▼▼▼
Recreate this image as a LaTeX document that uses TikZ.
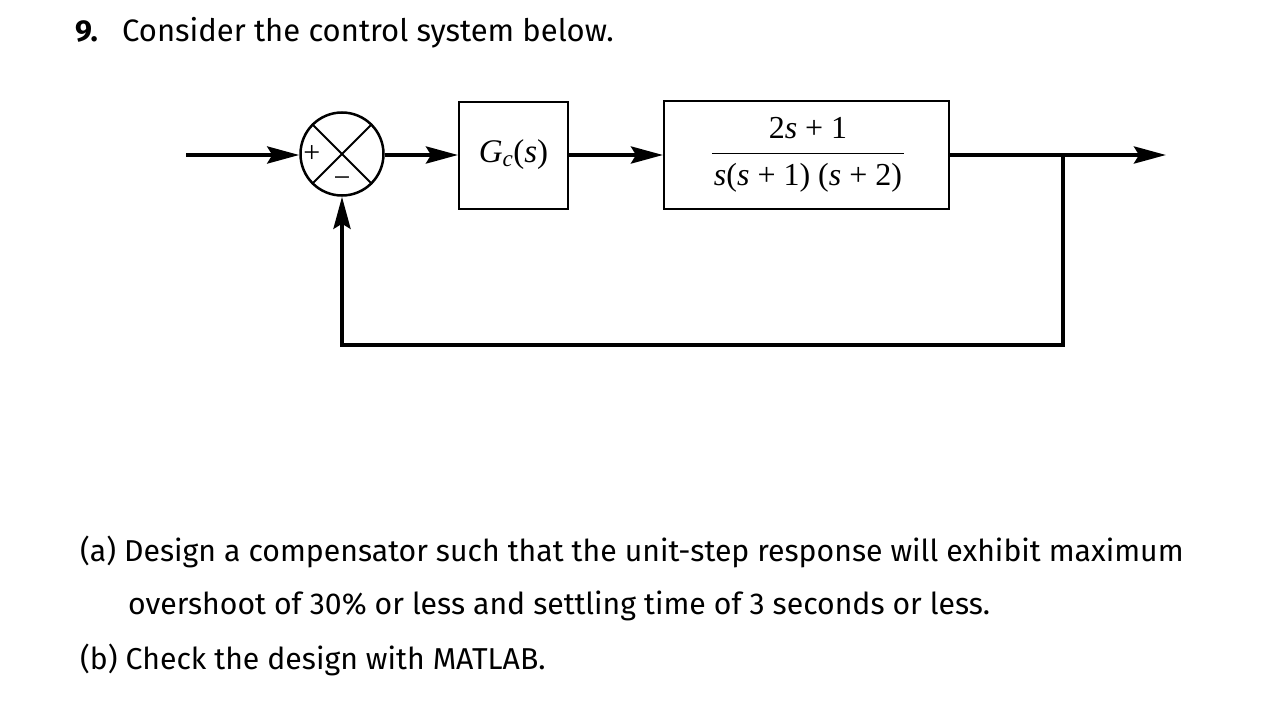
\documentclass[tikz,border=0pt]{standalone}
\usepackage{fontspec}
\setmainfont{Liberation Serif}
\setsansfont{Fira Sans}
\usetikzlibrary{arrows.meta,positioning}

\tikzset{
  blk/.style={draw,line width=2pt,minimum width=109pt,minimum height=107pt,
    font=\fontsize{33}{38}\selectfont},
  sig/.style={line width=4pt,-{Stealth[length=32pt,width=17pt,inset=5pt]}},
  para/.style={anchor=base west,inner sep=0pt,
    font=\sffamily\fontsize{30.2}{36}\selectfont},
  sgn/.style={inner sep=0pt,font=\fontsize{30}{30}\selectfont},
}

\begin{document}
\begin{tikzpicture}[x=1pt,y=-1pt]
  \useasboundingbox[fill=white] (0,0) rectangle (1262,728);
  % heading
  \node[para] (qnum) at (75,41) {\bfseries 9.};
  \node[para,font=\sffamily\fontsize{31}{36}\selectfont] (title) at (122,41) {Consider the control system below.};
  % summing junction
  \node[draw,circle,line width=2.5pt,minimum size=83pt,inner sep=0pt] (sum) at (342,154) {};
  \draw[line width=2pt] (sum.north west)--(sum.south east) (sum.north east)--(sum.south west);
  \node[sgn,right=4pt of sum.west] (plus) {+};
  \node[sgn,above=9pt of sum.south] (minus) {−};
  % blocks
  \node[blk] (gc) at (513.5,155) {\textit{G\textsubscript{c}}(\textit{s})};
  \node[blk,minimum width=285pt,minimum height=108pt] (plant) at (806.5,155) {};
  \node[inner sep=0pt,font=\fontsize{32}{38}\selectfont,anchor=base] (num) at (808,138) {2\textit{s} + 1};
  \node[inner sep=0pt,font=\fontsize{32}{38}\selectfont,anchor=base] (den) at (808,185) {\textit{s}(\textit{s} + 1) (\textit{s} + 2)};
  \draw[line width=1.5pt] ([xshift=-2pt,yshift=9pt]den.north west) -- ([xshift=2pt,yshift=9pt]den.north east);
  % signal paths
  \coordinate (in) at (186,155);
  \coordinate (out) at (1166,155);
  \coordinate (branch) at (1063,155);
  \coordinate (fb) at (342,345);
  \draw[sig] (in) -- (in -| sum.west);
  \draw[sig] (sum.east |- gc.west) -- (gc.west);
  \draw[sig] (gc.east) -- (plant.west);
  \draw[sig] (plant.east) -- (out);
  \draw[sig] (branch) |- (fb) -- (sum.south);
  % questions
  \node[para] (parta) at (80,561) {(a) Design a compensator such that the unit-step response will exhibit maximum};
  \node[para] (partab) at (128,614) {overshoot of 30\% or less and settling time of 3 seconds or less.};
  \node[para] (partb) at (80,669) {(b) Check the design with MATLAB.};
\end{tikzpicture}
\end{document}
▲▲▲
◆ **DIRECTIVE**:
Which lines contain the word "that"? Return each of them.

◆ **CORRECT ANSWER**:
Recreate this image as a LaTeX document that uses TikZ.
  \node[para] (parta) at (80,561) {(a) Design a compensator such that the unit-step response will exhibit maximum};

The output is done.